Please output every line of the material as it stands, without the pictures.

BEGIN DATASET EXTRACT

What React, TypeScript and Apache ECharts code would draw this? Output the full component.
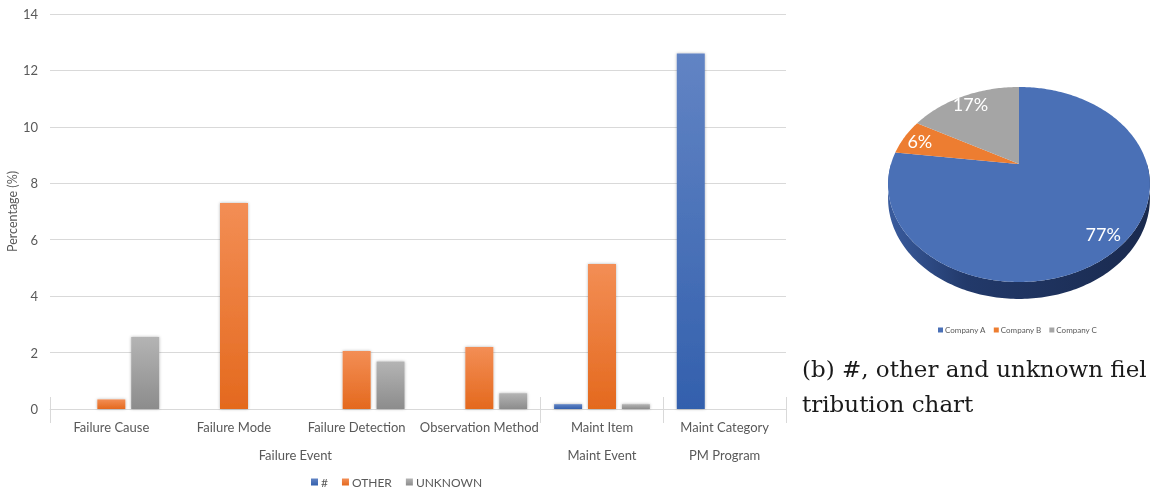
import React, { useEffect, useRef } from 'react';
import * as echarts from 'echarts';

// Field categories on the bar chart, grouped under their parent event
const categories = ['Failure Cause', 'Failure Mode', 'Failure Detection', 'Observation Method', 'Maint Item', 'Maint Category'];
const groupNames = ['Failure Event', 'Maint Event', 'PM Program'];
const groupSpans = [4, 1, 1];

// Percentage of records per field holding "#", "OTHER" or "UNKNOWN"
const seriesNames = ['#', 'OTHER', 'UNKNOWN'];
const hashValues = [0, 0, 0, 0, 0.17, 12.6];
const otherValues = [0.34, 7.3, 2.06, 2.2, 5.14, 0];
const unknownValues = [2.55, 0, 1.68, 0.56, 0.17, 0];

const yMin = 0;
const yMax = 14;
const yStep = 2;

// Share of the records by company (pie)
const companies = ['Company A', 'Company B', 'Company C'];
const companyShares = [77, 6, 17];

const captionLines = ['(b) #, other and unknown fiel', 'tribution chart'];

const FONT = 'Lato, "Open Sans", sans-serif';
const TEXT_GREY = '#595959';
const GRID_GREY = '#D9D9D9';

const barColors = [
  ['#6284C4', '#3360AD'],
  ['#F38E55', '#E4691E'],
  ['#B4B4B4', '#8C8C8C'],
];
const pieColors = ['#4A70B6', '#ED7D31', '#A5A5A5'];

// tilted-disc projection for the 3D pie
const PIE = { cx: 1019, cy: 164, a: 128, b: 93.2, q: 0.21, depth: 13.4 };
const rad = (d: number) => (d * Math.PI) / 180;
function project(thetaDeg: number, f = 1): [number, number] {
  const u = f * Math.cos(rad(thetaDeg));
  const v = f * Math.sin(rad(thetaDeg));
  const d = 1 + PIE.q * v;
  return [PIE.cx + (PIE.a * u) / d, PIE.cy - (PIE.b * v) / d];
}
function projectBottom(thetaDeg: number): [number, number] {
  const v = Math.sin(rad(thetaDeg));
  const [x, y] = project(thetaDeg);
  return [x, y + PIE.depth / (1 + PIE.q * v)];
}
function arcPoints(from: number, to: number, fn: (t: number) => [number, number]) {
  const pts: [number, number][] = [];
  const steps = Math.max(2, Math.ceil(Math.abs(from - to)));
  for (let i = 0; i <= steps; i++) pts.push(fn(from + ((to - from) * i) / steps));
  return pts;
}

function pieRenderItem(params: any, api: any) {
  const idx = companies.indexOf(params.seriesName);
  const total = companyShares.reduce((s, v) => s + v, 0);
  const before = companyShares.slice(0, idx).reduce((s, v) => s + v, 0);
  const value = api.value(0);
  const t0 = 90 - (before / total) * 360;
  const t1 = 90 - ((before + value) / total) * 360;
  const children: any[] = [];

  // front wall, visible where the rim faces the viewer
  const lo = Math.max(t1, -180);
  const hi = Math.min(t0, 0);
  if (lo < hi) {
    const top = arcPoints(hi, lo, project);
    const bottom = arcPoints(lo, hi, projectBottom);
    children.push({
      type: 'polygon',
      shape: { points: [...top, ...bottom] },
      style: {
        fill: new echarts.graphic.LinearGradient(0, 0, 1, 0, [
          { offset: 0, color: '#3A5C9E' },
          { offset: 0.3, color: '#22396A' },
          { offset: 1, color: '#1A2A4E' },
        ]),
      },
    });
  }

  children.push({
    type: 'polygon',
    shape: { points: [[PIE.cx, PIE.cy], ...arcPoints(t0, t1, project)] },
    style: { fill: pieColors[idx] },
  });

  const [lx, ly] = project((t0 + t1) / 2, 0.86);
  children.push({
    type: 'text',
    x: lx,
    y: ly,
    style: {
      text: `${Math.round((value / total) * 100)}%`,
      fill: '#FFFFFF',
      fontSize: 18,
      fontFamily: FONT,
      align: 'center',
      verticalAlign: 'middle',
    },
  });
  return { type: 'group', children };
}

export default function App() {
  const ref = useRef<HTMLDivElement>(null);

  useEffect(() => {
    if (!ref.current) return;
    const chart = echarts.init(ref.current, undefined, { renderer: 'svg' });

    const groupStarts: number[] = [];
    let acc = 0;
    groupSpans.forEach((s) => {
      groupStarts.push(acc);
      acc += s;
    });
    const groupAxisData: string[] = new Array(categories.length * 2 + 1).fill('');
    groupNames.forEach((g, i) => {
      groupAxisData[2 * groupStarts[i] + groupSpans[i]] = g;
    });
    const tickAtGroupStart = (i: number) => groupStarts.includes(i);

    const barData = [hashValues, otherValues, unknownValues];

    chart.setOption({
      animation: false,
      textStyle: { fontFamily: FONT },
      grid: { left: 50, right: 364, top: 14, bottom: 84, containLabel: false, outerBoundsMode: 'none' },
      legend: [
        {
          data: seriesNames,
          left: 306,
          top: 471,
          icon: 'rect',
          itemWidth: 7,
          itemHeight: 7,
          itemGap: 14,
          textStyle: { color: TEXT_GREY, fontSize: 12, fontFamily: FONT, padding: [0, 0, 0, -2] },
        },
        {
          data: companies,
          left: 933,
          top: 321,
          icon: 'rect',
          itemWidth: 5,
          itemHeight: 5,
          itemGap: 8,
          textStyle: { color: TEXT_GREY, fontSize: 8, fontFamily: FONT, padding: [0, 0, 0, -3] },
        },
      ],
      xAxis: [
        {
          type: 'category',
          data: categories,
          position: 'bottom',
          axisLine: { lineStyle: { color: GRID_GREY } },
          axisTick: { show: true, interval: tickAtGroupStart, length: 14, lineStyle: { color: GRID_GREY } },
          axisLabel: { interval: 0, color: TEXT_GREY, fontSize: 13, margin: 11 },
        },
        {
          type: 'category',
          data: categories,
          position: 'bottom',
          axisLine: { show: false },
          axisTick: { show: true, inside: true, interval: tickAtGroupStart, length: 12, lineStyle: { color: GRID_GREY } },
          axisLabel: { show: false },
        },
        {
          type: 'category',
          data: groupAxisData,
          position: 'bottom',
          boundaryGap: false,
          axisLine: { show: false },
          axisTick: { show: false },
          axisLabel: { interval: 0, color: TEXT_GREY, fontSize: 13, margin: 39 },
        },
      ],
      yAxis: {
        type: 'value',
        min: yMin,
        max: yMax,
        interval: yStep,
        name: 'Percentage (%)',
        nameLocation: 'middle',
        nameRotate: 90,
        nameGap: 31,
        nameMoveOverlap: false,
        nameTextStyle: { color: TEXT_GREY, fontSize: 12.5 },
        axisLine: { show: false },
        axisTick: { show: false },
        axisLabel: { color: TEXT_GREY, fontSize: 13, margin: 12 },
        splitLine: { lineStyle: { color: GRID_GREY } },
      },
      series: [
        ...seriesNames.map((name, i) => ({
          type: 'bar',
          name,
          data: barData[i],
          xAxisIndex: 0,
          yAxisIndex: 0,
          barWidth: 28,
          barGap: '21%',
          itemStyle: {
            color: new echarts.graphic.LinearGradient(0, 0, 0, 1, [
              { offset: 0, color: barColors[i][0] },
              { offset: 1, color: barColors[i][1] },
            ]),
            shadowBlur: 3,
            shadowColor: 'rgba(0,0,0,0.3)',
          },
        })),
        ...companies.map((name, i) => ({
          type: 'custom',
          name,
          coordinateSystem: 'none',
          itemStyle: { color: pieColors[i] },
          data: [{ value: companyShares[i] }],
          renderItem: pieRenderItem,
        })),
      ],
      graphic: captionLines.map((line, i) => ({
        type: 'text',
        left: 802,
        top: 357 + i * 35,
        style: {
          text: line,
          fill: '#1A1A1A',
          fontSize: 23,
          fontFamily: '"DejaVu Serif", serif',
        },
      })),
    });

    return () => chart.dispose();
  }, []);

  return <div ref={ref} style={{ position: 'fixed', left: 0, top: 0, width: 1150, height: 493 }} />;
}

END DATASET EXTRACT

THE RESPONSE »
What React, TypeScript and Apache ECharts code would draw this? Output the full component.
import React, { useEffect, useRef } from 'react';
import * as echarts from 'echarts';

// Field categories on the bar chart, grouped under their parent event
const categories = ['Failure Cause', 'Failure Mode', 'Failure Detection', 'Observation Method', 'Maint Item', 'Maint Category'];
const groupNames = ['Failure Event', 'Maint Event', 'PM Program'];
const groupSpans = [4, 1, 1];

// Percentage of records per field holding "#", "OTHER" or "UNKNOWN"
const seriesNames = ['#', 'OTHER', 'UNKNOWN'];
const hashValues = [0, 0, 0, 0, 0.17, 12.6];
const otherValues = [0.34, 7.3, 2.06, 2.2, 5.14, 0];
const unknownValues = [2.55, 0, 1.68, 0.56, 0.17, 0];

const yMin = 0;
const yMax = 14;
const yStep = 2;

// Share of the records by company (pie)
const companies = ['Company A', 'Company B', 'Company C'];
const companyShares = [77, 6, 17];

const captionLines = ['(b) #, other and unknown fiel', 'tribution chart'];

const FONT = 'Lato, "Open Sans", sans-serif';
const TEXT_GREY = '#595959';
const GRID_GREY = '#D9D9D9';

const barColors = [
  ['#6284C4', '#3360AD'],
  ['#F38E55', '#E4691E'],
  ['#B4B4B4', '#8C8C8C'],
];
const pieColors = ['#4A70B6', '#ED7D31', '#A5A5A5'];

// tilted-disc projection for the 3D pie
const PIE = { cx: 1019, cy: 164, a: 128, b: 93.2, q: 0.21, depth: 13.4 };
const rad = (d: number) => (d * Math.PI) / 180;
function project(thetaDeg: number, f = 1): [number, number] {
  const u = f * Math.cos(rad(thetaDeg));
  const v = f * Math.sin(rad(thetaDeg));
  const d = 1 + PIE.q * v;
  return [PIE.cx + (PIE.a * u) / d, PIE.cy - (PIE.b * v) / d];
}
function projectBottom(thetaDeg: number): [number, number] {
  const v = Math.sin(rad(thetaDeg));
  const [x, y] = project(thetaDeg);
  return [x, y + PIE.depth / (1 + PIE.q * v)];
}
function arcPoints(from: number, to: number, fn: (t: number) => [number, number]) {
  const pts: [number, number][] = [];
  const steps = Math.max(2, Math.ceil(Math.abs(from - to)));
  for (let i = 0; i <= steps; i++) pts.push(fn(from + ((to - from) * i) / steps));
  return pts;
}

function pieRenderItem(params: any, api: any) {
  const idx = companies.indexOf(params.seriesName);
  const total = companyShares.reduce((s, v) => s + v, 0);
  const before = companyShares.slice(0, idx).reduce((s, v) => s + v, 0);
  const value = api.value(0);
  const t0 = 90 - (before / total) * 360;
  const t1 = 90 - ((before + value) / total) * 360;
  const children: any[] = [];

  // front wall, visible where the rim faces the viewer
  const lo = Math.max(t1, -180);
  const hi = Math.min(t0, 0);
  if (lo < hi) {
    const top = arcPoints(hi, lo, project);
    const bottom = arcPoints(lo, hi, projectBottom);
    children.push({
      type: 'polygon',
      shape: { points: [...top, ...bottom] },
      style: {
        fill: new echarts.graphic.LinearGradient(0, 0, 1, 0, [
          { offset: 0, color: '#3A5C9E' },
          { offset: 0.3, color: '#22396A' },
          { offset: 1, color: '#1A2A4E' },
        ]),
      },
    });
  }

  children.push({
    type: 'polygon',
    shape: { points: [[PIE.cx, PIE.cy], ...arcPoints(t0, t1, project)] },
    style: { fill: pieColors[idx] },
  });

  const [lx, ly] = project((t0 + t1) / 2, 0.86);
  children.push({
    type: 'text',
    x: lx,
    y: ly,
    style: {
      text: `${Math.round((value / total) * 100)}%`,
      fill: '#FFFFFF',
      fontSize: 18,
      fontFamily: FONT,
      align: 'center',
      verticalAlign: 'middle',
    },
  });
  return { type: 'group', children };
}

export default function App() {
  const ref = useRef<HTMLDivElement>(null);

  useEffect(() => {
    if (!ref.current) return;
    const chart = echarts.init(ref.current, undefined, { renderer: 'svg' });

    const groupStarts: number[] = [];
    let acc = 0;
    groupSpans.forEach((s) => {
      groupStarts.push(acc);
      acc += s;
    });
    const groupAxisData: string[] = new Array(categories.length * 2 + 1).fill('');
    groupNames.forEach((g, i) => {
      groupAxisData[2 * groupStarts[i] + groupSpans[i]] = g;
    });
    const tickAtGroupStart = (i: number) => groupStarts.includes(i);

    const barData = [hashValues, otherValues, unknownValues];

    chart.setOption({
      animation: false,
      textStyle: { fontFamily: FONT },
      grid: { left: 50, right: 364, top: 14, bottom: 84, containLabel: false, outerBoundsMode: 'none' },
      legend: [
        {
          data: seriesNames,
          left: 306,
          top: 471,
          icon: 'rect',
          itemWidth: 7,
          itemHeight: 7,
          itemGap: 14,
          textStyle: { color: TEXT_GREY, fontSize: 12, fontFamily: FONT, padding: [0, 0, 0, -2] },
        },
        {
          data: companies,
          left: 933,
          top: 321,
          icon: 'rect',
          itemWidth: 5,
          itemHeight: 5,
          itemGap: 8,
          textStyle: { color: TEXT_GREY, fontSize: 8, fontFamily: FONT, padding: [0, 0, 0, -3] },
        },
      ],
      xAxis: [
        {
          type: 'category',
          data: categories,
          position: 'bottom',
          axisLine: { lineStyle: { color: GRID_GREY } },
          axisTick: { show: true, interval: tickAtGroupStart, length: 14, lineStyle: { color: GRID_GREY } },
          axisLabel: { interval: 0, color: TEXT_GREY, fontSize: 13, margin: 11 },
        },
        {
          type: 'category',
          data: categories,
          position: 'bottom',
          axisLine: { show: false },
          axisTick: { show: true, inside: true, interval: tickAtGroupStart, length: 12, lineStyle: { color: GRID_GREY } },
          axisLabel: { show: false },
        },
        {
          type: 'category',
          data: groupAxisData,
          position: 'bottom',
          boundaryGap: false,
          axisLine: { show: false },
          axisTick: { show: false },
          axisLabel: { interval: 0, color: TEXT_GREY, fontSize: 13, margin: 39 },
        },
      ],
      yAxis: {
        type: 'value',
        min: yMin,
        max: yMax,
        interval: yStep,
        name: 'Percentage (%)',
        nameLocation: 'middle',
        nameRotate: 90,
        nameGap: 31,
        nameMoveOverlap: false,
        nameTextStyle: { color: TEXT_GREY, fontSize: 12.5 },
        axisLine: { show: false },
        axisTick: { show: false },
        axisLabel: { color: TEXT_GREY, fontSize: 13, margin: 12 },
        splitLine: { lineStyle: { color: GRID_GREY } },
      },
      series: [
        ...seriesNames.map((name, i) => ({
          type: 'bar',
          name,
          data: barData[i],
          xAxisIndex: 0,
          yAxisIndex: 0,
          barWidth: 28,
          barGap: '21%',
          itemStyle: {
            color: new echarts.graphic.LinearGradient(0, 0, 0, 1, [
              { offset: 0, color: barColors[i][0] },
              { offset: 1, color: barColors[i][1] },
            ]),
            shadowBlur: 3,
            shadowColor: 'rgba(0,0,0,0.3)',
          },
        })),
        ...companies.map((name, i) => ({
          type: 'custom',
          name,
          coordinateSystem: 'none',
          itemStyle: { color: pieColors[i] },
          data: [{ value: companyShares[i] }],
          renderItem: pieRenderItem,
        })),
      ],
      graphic: captionLines.map((line, i) => ({
        type: 'text',
        left: 802,
        top: 357 + i * 35,
        style: {
          text: line,
          fill: '#1A1A1A',
          fontSize: 23,
          fontFamily: '"DejaVu Serif", serif',
        },
      })),
    });

    return () => chart.dispose();
  }, []);

  return <div ref={ref} style={{ position: 'fixed', left: 0, top: 0, width: 1150, height: 493 }} />;
}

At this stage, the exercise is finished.